• [Extracted records]
==================================================

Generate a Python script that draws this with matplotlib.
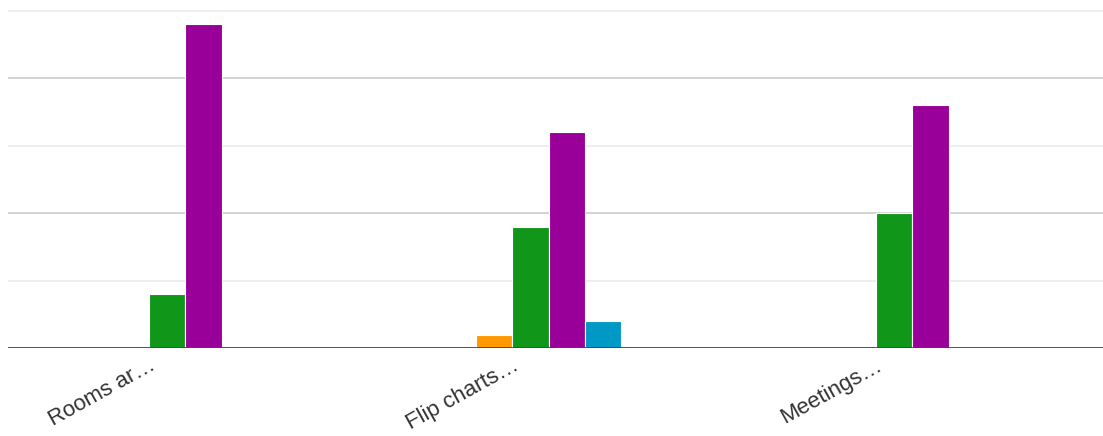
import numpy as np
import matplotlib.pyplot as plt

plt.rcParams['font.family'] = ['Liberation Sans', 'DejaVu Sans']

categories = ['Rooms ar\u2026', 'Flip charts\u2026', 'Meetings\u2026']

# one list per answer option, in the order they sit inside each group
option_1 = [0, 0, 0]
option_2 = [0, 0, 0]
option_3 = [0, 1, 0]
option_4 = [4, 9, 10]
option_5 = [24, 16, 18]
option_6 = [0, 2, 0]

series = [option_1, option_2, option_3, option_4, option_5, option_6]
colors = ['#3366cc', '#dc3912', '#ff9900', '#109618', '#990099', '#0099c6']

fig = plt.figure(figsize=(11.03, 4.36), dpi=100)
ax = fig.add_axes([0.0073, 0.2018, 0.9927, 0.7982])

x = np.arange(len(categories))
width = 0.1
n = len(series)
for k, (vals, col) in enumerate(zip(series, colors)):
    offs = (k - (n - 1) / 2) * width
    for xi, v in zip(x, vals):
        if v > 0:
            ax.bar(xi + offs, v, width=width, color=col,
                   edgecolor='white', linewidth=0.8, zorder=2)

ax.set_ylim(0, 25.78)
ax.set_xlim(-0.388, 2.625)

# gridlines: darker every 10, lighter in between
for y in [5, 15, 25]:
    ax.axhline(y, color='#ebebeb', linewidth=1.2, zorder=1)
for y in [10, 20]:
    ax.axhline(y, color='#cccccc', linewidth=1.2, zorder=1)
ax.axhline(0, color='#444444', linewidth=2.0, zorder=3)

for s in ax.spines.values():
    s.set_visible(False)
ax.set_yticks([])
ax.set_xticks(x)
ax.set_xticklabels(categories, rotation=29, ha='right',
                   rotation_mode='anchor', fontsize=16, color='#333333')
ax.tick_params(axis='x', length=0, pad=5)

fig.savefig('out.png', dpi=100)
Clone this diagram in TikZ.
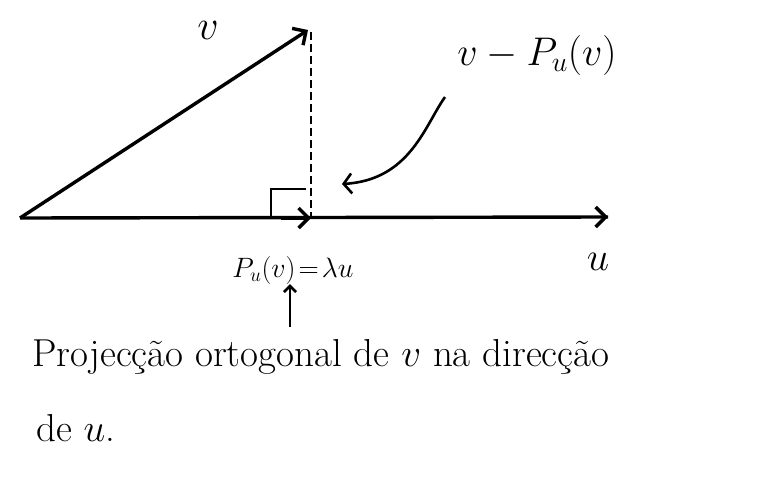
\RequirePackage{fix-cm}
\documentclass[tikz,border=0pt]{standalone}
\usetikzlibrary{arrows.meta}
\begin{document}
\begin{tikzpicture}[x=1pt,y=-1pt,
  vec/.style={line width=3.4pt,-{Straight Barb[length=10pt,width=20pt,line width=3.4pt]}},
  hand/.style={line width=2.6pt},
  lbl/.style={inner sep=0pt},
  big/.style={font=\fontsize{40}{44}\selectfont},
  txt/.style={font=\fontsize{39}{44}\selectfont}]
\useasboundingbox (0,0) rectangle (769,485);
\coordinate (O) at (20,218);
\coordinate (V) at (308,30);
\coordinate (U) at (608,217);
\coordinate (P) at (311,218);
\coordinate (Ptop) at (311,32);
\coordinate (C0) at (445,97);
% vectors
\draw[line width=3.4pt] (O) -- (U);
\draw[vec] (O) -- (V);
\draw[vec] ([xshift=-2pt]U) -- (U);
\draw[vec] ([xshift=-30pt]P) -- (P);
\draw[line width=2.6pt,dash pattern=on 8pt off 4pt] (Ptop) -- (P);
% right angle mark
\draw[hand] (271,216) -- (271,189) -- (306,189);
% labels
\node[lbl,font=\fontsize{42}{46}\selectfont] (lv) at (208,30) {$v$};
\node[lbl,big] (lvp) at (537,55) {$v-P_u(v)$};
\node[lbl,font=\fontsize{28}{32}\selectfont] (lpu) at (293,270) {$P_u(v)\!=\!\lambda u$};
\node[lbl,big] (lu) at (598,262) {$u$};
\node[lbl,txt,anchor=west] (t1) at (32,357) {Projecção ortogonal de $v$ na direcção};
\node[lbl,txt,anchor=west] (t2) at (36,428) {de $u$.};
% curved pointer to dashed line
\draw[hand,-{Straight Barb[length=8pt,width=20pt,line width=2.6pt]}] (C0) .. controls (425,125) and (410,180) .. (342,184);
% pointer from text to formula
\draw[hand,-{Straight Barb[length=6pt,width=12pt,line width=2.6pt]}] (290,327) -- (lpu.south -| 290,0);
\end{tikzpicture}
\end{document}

==================================================

• [Stated task]
Quote the records above exactly, from the first line through the line containing "categories = ['Rooms", and leave out the pictures.

• [Output for this task]
Generate a Python script that draws this with matplotlib.
import numpy as np
import matplotlib.pyplot as plt

plt.rcParams['font.family'] = ['Liberation Sans', 'DejaVu Sans']

categories = ['Rooms ar\u2026', 'Flip charts\u2026', 'Meetings\u2026']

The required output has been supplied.